Electrical and Electrochemical Migration Characteristics of Ag/Cu Nanopaste Patterns

摘要

Since direct printing technology has developed intensively, low-cost fabrication and reliability have become critical challenges for mass production of printed electronic devices. The silver/copper (Ag/Cu) nanopaste was manufactured by Ag nanopaste mixed with different proportions of Cu nanoparticles ranging from 0 to 5 vol.% in order to investigate the influences of Cu content on the electrical properties and electrochemical migration (ECM) characteristics. The patterns were constructed on a glass wafer via screen printing with the Ag/Cu nanopaste. They were then annealed through debinding for 30 min in air followed by sintering for 30 min in a hydrogen atmosphere at various temperatures (150, 200, 250, and 300℃). The electrical resistivity of printed patterns that were sintered at 150℃ grew with increases in the percentage of Cu content in the Ag/Cu nanopaste, while printed patterns that were sintered at 300℃ show similar electrical resistivity values of around 2～3 μΩ cm regardless of Cu content.

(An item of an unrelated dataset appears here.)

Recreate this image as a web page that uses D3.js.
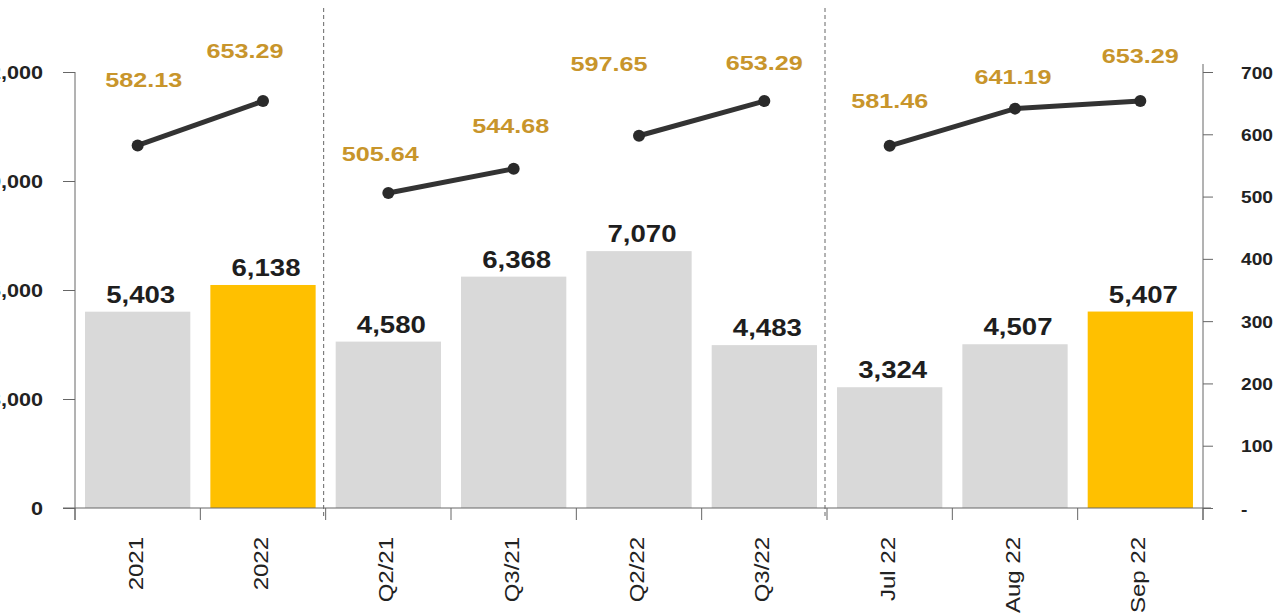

The ECM characteristics of the printed patterns were evaluated by performing a water drop test. The printed patterns that were sintered at higher temperatures showed longer ECM times. At 300℃, the ECM time was considerably lengthened when the Cu content was over 2 vol.%, and the 5 vol.% Cu pattern showed the longest ECM time of 305 s, which was around 1.65 times that of the Ag pattern.